Grundlage für die medikamentöse Behandlung von Rheuma bei Kindern und Jugendlichen bilden die sogenannten nichtsteroidalen Antirheumatika (NSAR), die schmerz- und entzündungshemmend wirken. Sollten diese nicht ausreichen, erfolgt die Gabe von Basismedikamenten. Sie können den Entzündungsprozess beeinflussen und so dauerhafte Schädigungen der Gelenke und Organe vermindern oder auch vollständig aufhalten.  

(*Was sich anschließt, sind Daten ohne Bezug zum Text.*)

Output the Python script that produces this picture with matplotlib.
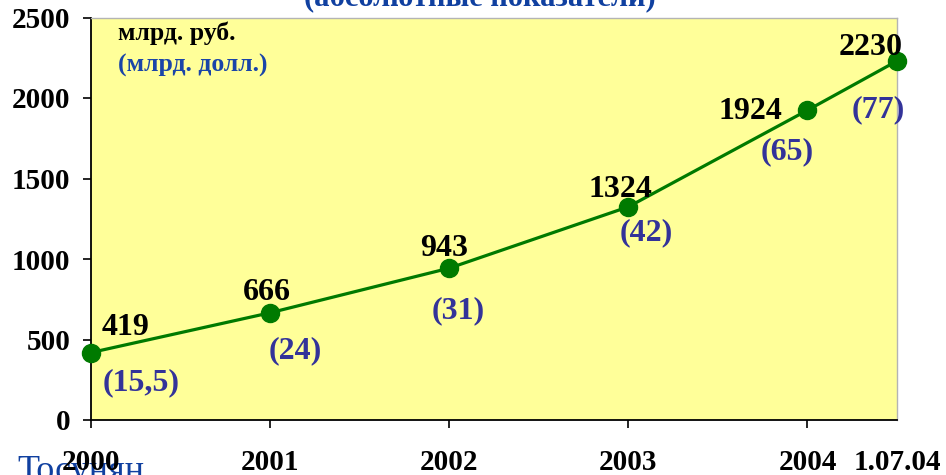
import matplotlib
matplotlib.use('Agg')
import matplotlib.pyplot as plt

# данные: объем (млрд. руб.) и в скобках млрд. долл.
years = [0, 1, 2, 3, 4, 4.5]
year_labels = ['2000', '2001', '2002', '2003', '2004', '1.07.04']
rub = [419, 666, 943, 1324, 1924, 2230]
usd = ['(15,5)', '(24)', '(31)', '(42)', '(65)', '(77)']

# смещения подписей от точек, в пикселях (dx вправо, dy вниз)
rub_off = [(35, -25), (-3, -20), (-5, -20), (-8, -17), (-57, 1), (-26, -13)]
usd_off = [(50, 30), (25, 38), (9, 43), (18, 26), (-20, 41), (-19, 49)]

plt.rcParams['font.family'] = ['Liberation Serif', 'DejaVu Serif']
plt.rcParams['font.weight'] = 'bold'

DPI = 100
fig = plt.figure(figsize=(9.46, 4.75), dpi=DPI)
W, H = 946, 475
ax = fig.add_axes([91 / W, 1 - 420 / H, (897 - 91) / W, (420 - 17.5) / H])
ax.set_facecolor('#ffff99')

ax.plot(years, rub, color='#007a00', lw=2.3, marker='o', ms=13,
        clip_on=False, zorder=3)

px = 72.0 / DPI
for x, v, u, ro, uo in zip(years, rub, usd, rub_off, usd_off):
    ax.annotate(str(v), (x, v), xytext=(ro[0] * px, -ro[1] * px),
                textcoords='offset points', ha='center', va='center',
                fontsize=23, fontweight='bold', color='black',
                annotation_clip=False, zorder=4)
    ax.annotate(u, (x, v), xytext=(uo[0] * px, -uo[1] * px),
                textcoords='offset points', ha='center', va='center',
                fontsize=23, fontweight='bold', color='#333399',
                annotation_clip=False, zorder=4)

ax.set_xlim(0, 4.5)
ax.set_ylim(0, 2500)
ax.set_yticks([0, 500, 1000, 1500, 2000, 2500])
ax.set_xticks(years)
ax.set_xticklabels(year_labels)
ax.xaxis.get_major_ticks()[-1].tick1line.set_visible(False)

ax.tick_params(axis='y', direction='out', length=6, width=1.2, pad=9,
               labelsize=21)
ax.tick_params(axis='x', direction='out', length=6, width=1.2, pad=15,
               labelsize=21)
for lab in ax.get_xticklabels() + ax.get_yticklabels():
    lab.set_fontweight('bold')

for s in ['left', 'bottom']:
    ax.spines[s].set_color('black')
    ax.spines[s].set_linewidth(1.3)
for s in ['top', 'right']:
    ax.spines[s].set_color('#b4b4b4')
    ax.spines[s].set_linewidth(1.0)

fig.text(118 / W, 1 - 33 / H, 'млрд. руб.', ha='left', va='center',
         fontsize=18.5, fontweight='bold', color='black')
fig.text(118 / W, 1 - 65 / H, '(млрд. долл.)', ha='left', va='center',
         fontsize=18.5, fontweight='bold', color='#1a45a8')

fig.text(480 / W, 1 - 5 / H, '(абсолютные показатели)', ha='center',
         va='baseline', fontsize=22, fontweight='bold', color='#1040a0')
fig.text(17 / W, 1 - 455 / H, 'Тосунян', ha='left', va='top',
         fontsize=26, fontweight='normal', color='#1040a0', zorder=-1)

fig.savefig('out.png', dpi=DPI)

Generell gilt, dass sich der Einsatz von Medikamenten stets nach der Art der Erkrankung, ihrer Dauer und nach der Intensität der Beschwerden des Kindes oder Jugendlichen richtet.

Weitere Informationen zur medikamentösen Behandlung gibt es hier.

Physio- und Ergotherapie

Einen weiteren wichtigen Baustein in der Behandlung bilden individuell angepasste, kontinuierlich angewandte physikalische Maßnahmen, Physio- und Ergotherapie sowie Krankengymnastik. Durch sie können Schmerzen gelindert und die ungleichmäßige Beanspruchung von Muskeln ausgeglichen werden. Auch Einschränkungen in der Bewegung, Fehlstellungen oder Schonhaltungen können so behandelt oder ihnen vorgebeugt werden. Neben der Krankengymnastik hilft die Ergotherapie dabei, gezielt die Aktivitäten des täglichen Lebens für die jungen Rheumapatienten zu erleichtern und deren Ausführung zu verbessern. Sogenannte Funktions- und Lagerungsschienen beugen einer drohenden Fehlstellung der Gelenke im Bereich der Hände und Finger vor. Die Physiotherapie zielt vor allem auf den Erhalt und die Therapie der Gelenkfunktionen sowie die Behandlung eventueller Fehlstellungen ab. Auch die Beweglichkeit wird durch Mobilisation und das Dehnen verkürzter Strukturen gefördert. Eltern können einige Behandlungsmethoden erlernen, um diese auch zu Hause bei ihrem Kind anzuwenden. Der Kinder-Rheumatologe erläutert: „Vor allem die Linderung der Schmerzen und die Entspannung der Muskeln stehen im akuten Stadium der Arthritis im Fokus der Behandlung. Dies wird durch ein behutsames und passives Bewegen der Gelenke erreicht, das wiederum zu einer allgemeinen Verbesserung der Beweglichkeit des jungen Patienten führt. Auch die Behandlung mit Kälte oder Wärme kommt hier zum Einsatz.“

Psychologie

Weil rheumatische Erkrankungen sowohl die Kinder und Jugendlichen als auch deren Familien oftmals sehr belasten, ist es wichtig, auch psychologische Hilfe anzubieten. Sie unterstützt die Verarbeitung der Erkrankung und den Behandlungserfolg. Im multimodalen Therapiekonzept ist die Psychologie ein wesentlicher Baustein.